Zepros : Avez-vous bon espoir d’être entendu par le gouvernement ?
H. de M.
: « À travers le CNI [ndlr : Conseil national de l’industrie], nous avons de nombreux contacts avec les ministères. Le gouvernement se montre à l’écoute, très soucieux de faciliter la reprise rapide des chantiers. Sur le Plan de relance, nous partageons une grande proximité de vue pour qu’il soit ambitieux et réponde à l’urgence car le Bâtiment fait clairement partie des secteurs prioritaires pour les pouvoirs publics. Nos propositions constituent des bases de travail que nous allons enrichir dans les prochaines semaines avec d’autres contributions de nos adhérents. »

Parmi les thématiques du Plan de Relance proposé par les industriels de la construction

1) Aider les plus fragiles

• Redonner de l’air aux petites entreprises en relançant immédiatement la rénovation avec un chèque travaux pour tous les ménages.
• Réaliser la rénovation énergétique globale des passoires thermiques des ménages les plus précaires dans les 3 ans à venir.

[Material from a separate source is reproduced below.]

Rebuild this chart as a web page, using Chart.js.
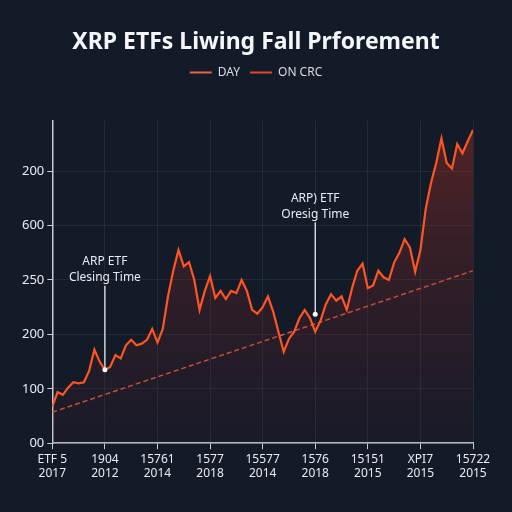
<!DOCTYPE html>
<html>
<head>
<meta charset="utf-8">
<script src="https://cdn.jsdelivr.net/npm/chart.js@4.4.1/dist/chart.umd.min.js"></script>
<style>
  html, body { margin: 0; padding: 0; background: #131b29; }
  #wrap { width: 512px; height: 512px; }
</style>
</head>
<body>
<div id="wrap"><canvas id="chart" width="512" height="512"></canvas></div>
<script>
const title = 'XRP ETFs Liwing Fall Prforement';
const seriesNames = ['DAY', 'ON CRC'];

const yLabels = ['00', '100', '200', '250', '600', '200'];
const xLabels = [
  ['ETF 5', '2017'], ['1904', '2012'], ['15761', '2014'], ['1577', '2018'], ['15577', '2014'],
  ['1576', '2018'], ['15151', '2015'], ['XPI7', '2015'], ['15722', '2015']
];

// price line, one value per step (80 steps across the axis)
const dayValues = [
  0.67, 0.94, 0.89, 1.02, 1.12, 1.1, 1.12, 1.33, 1.72, 1.5,
  1.35, 1.4, 1.62, 1.56, 1.8, 1.9, 1.8, 1.83, 1.9, 2.1,
  1.85, 2.1, 2.7, 3.17, 3.55, 3.25, 3.33, 3.0, 2.45, 2.8,
  3.07, 2.67, 2.8, 2.65, 2.8, 2.76, 3.0, 2.8, 2.45, 2.38,
  2.5, 2.7, 2.42, 2.05, 1.68, 1.92, 2.05, 2.3, 2.45, 2.3,
  2.05, 2.25, 2.55, 2.74, 2.62, 2.7, 2.45, 2.85, 3.17, 3.3,
  2.85, 2.9, 3.17, 3.05, 3.0, 3.32, 3.5, 3.75, 3.6, 3.15,
  3.55, 4.3, 4.78, 5.15, 5.6, 5.15, 5.05, 5.5, 5.33, 5.55,
  5.76
];

// dashed trend line ends
const trendX = [0, 80];
const trendY = [0.57, 3.17];

// callouts: where they point, and how high the label sits above
const noteIndex = [10, 50];
const noteValue = [1.35, 2.37];
const noteText = [['ARP ETF', 'Clesing Time'], ['ARP) ETF', 'Oresig Time']];

const dayPoints = dayValues.map((v, i) => ({ x: i, y: v }));
const trendPoints = trendX.map((x, i) => ({ x: x, y: trendY[i] }));

// push the plot area down below the legend
const legendGap = {
  id: 'legendGap',
  beforeInit(chart) {
    const fit = chart.legend.fit;
    chart.legend.fit = function () {
      fit.bind(chart.legend)();
      this.height += 32;
    };
  }
};

const calloutPlugin = {
  id: 'callouts',
  afterDatasetsDraw(chart) {
    const ctx = chart.ctx;
    const xs = chart.scales.x;
    const ys = chart.scales.y;
    ctx.save();
    noteIndex.forEach((idx, n) => {
      const px = xs.getPixelForValue(idx);
      const py = ys.getPixelForValue(noteValue[n]);
      const top = n === 0 ? py - 84 : py - 92;
      ctx.strokeStyle = '#e8ecf2';
      ctx.lineWidth = 1.3;
      ctx.beginPath();
      ctx.moveTo(px, top);
      ctx.lineTo(px, py - 2);
      ctx.stroke();
      ctx.fillStyle = '#ffffff';
      ctx.beginPath();
      ctx.arc(px, py, 2.5, 0, Math.PI * 2);
      ctx.fill();
      ctx.font = '12px "Noto Sans"';
      ctx.textAlign = 'center';
      ctx.textBaseline = 'bottom';
      ctx.fillStyle = '#e8ecf2';
      ctx.fillText(noteText[n][0], px, top - 18);
      ctx.fillText(noteText[n][1], px, top - 2);
    });
    ctx.restore();
  }
};

new Chart(document.getElementById('chart'), {
  type: 'line',
  data: {
    datasets: [
      {
        label: seriesNames[0],
        data: dayPoints,
        borderColor: '#ff5522',
        borderWidth: 2.2,
        pointRadius: 0,
        tension: 0,
        fill: 'origin',
        backgroundColor: (c) => {
          const area = c.chart.chartArea;
          if (!area) return 'rgba(120,40,35,0.3)';
          const g = c.chart.ctx.createLinearGradient(0, area.top, 0, area.bottom);
          g.addColorStop(0, 'rgba(150,45,35,0.5)');
          g.addColorStop(1, 'rgba(70,30,40,0.15)');
          return g;
        }
      },
      {
        label: seriesNames[1],
        data: trendPoints,
        borderColor: '#ea5a44',
        borderWidth: 1.5,
        borderDash: [5, 3],
        pointRadius: 0,
        fill: false
      }
    ]
  },
  options: {
    responsive: false,
    animation: false,
    layout: { padding: { left: 19, right: 19, bottom: 28, top: 0 } },
    plugins: {
      tooltip: { enabled: false },
      title: {
        display: true,
        text: title,
        color: '#f4f6f9',
        font: { family: 'Noto Sans', size: 23, weight: 'bold' },
        padding: { top: 29, bottom: 0 }
      },
      legend: {
        display: true,
        labels: {
          color: '#d8dce2',
          font: { family: 'Noto Sans', size: 12 },
          boxWidth: 22,
          boxHeight: 2,
          padding: 10,
          generateLabels: (chart) => chart.data.datasets.map((d, i) => ({
            text: d.label,
            fillStyle: i === 0 ? '#e8643c' : '#e8452c',
            strokeStyle: 'transparent',
            lineWidth: 0,
            fontColor: '#d8dce2',
            datasetIndex: i
          }))
        }
      }
    },
    scales: {
      x: {
        type: 'linear',
        min: 0,
        max: 80,
        grid: { color: 'rgba(255,255,255,0.07)', tickColor: '#c8cdd4', tickLength: 6 },
        border: { color: '#c8cdd4', width: 1.5 },
        ticks: {
          stepSize: 10,
          autoSkip: false,
          maxRotation: 0,
          color: '#e8ecf2',
          font: { family: 'Noto Sans', size: 12 },
          padding: 3,
          callback: (v) => xLabels[v / 10]
        }
      },
      y: {
        min: 0,
        max: 5.93,
        grid: { color: 'rgba(255,255,255,0.07)', tickColor: '#c8cdd4', tickLength: 5 },
        border: { color: '#c8cdd4', width: 1.5 },
        ticks: {
          stepSize: 1,
          color: '#e8ecf2',
          font: { family: 'Noto Sans', size: 13 },
          padding: 3,
          callback: (v) => yLabels[v]
        }
      },
      // empty axis on the right, only to leave room for the last x label
      yRight: {
        position: 'right',
        min: 0,
        max: 1,
        grid: { display: false },
        border: { display: false },
        ticks: { display: false },
        afterFit: (s) => { s.width = 20; }
      }
    }
  },
  plugins: [legendGap, calloutPlugin]
});
</script>
</body>
</html>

2) Un plan d’urgence pour la construction de logements de qualité : accélérer les procédures, libérer le foncier, mobiliser l’épargne privée, soutenir les primo-accédants en favorisant les conceptions et mode de construction les plus efficaces.

3) Transition écologique : massification du Plan de rénovation des pavillons en se référant aux travaux en cours, notamment le projet Prep [ndlr : Parcours de rénovation énergétique performante], en s’appuyant sur un réseau de tiers de confiance et en impliquant les collectivités locales afin de lever les freins à la réalisation des projets.

4) Économie circulaire : instaurer une préférence locale, française dans les appels d’offres publics et privés, favoriser les circuits courts et soutenir la réindustrialisation.

5) Infrastructures : engager un plan de modernisation des infrastructures de transport,et de sécurisation des ponts et ouvrages d’art.

L’AIMCC, c’est quoi ?
L’Association française des industries des produits de construction représente 80 organisations professionnelles regroupant 7 000 fabricants de produits (matériaux, composants, équipements et systèmes) entrant dans la construction, pour une activité de 45 Mds € réalisée par 430 000 salariés.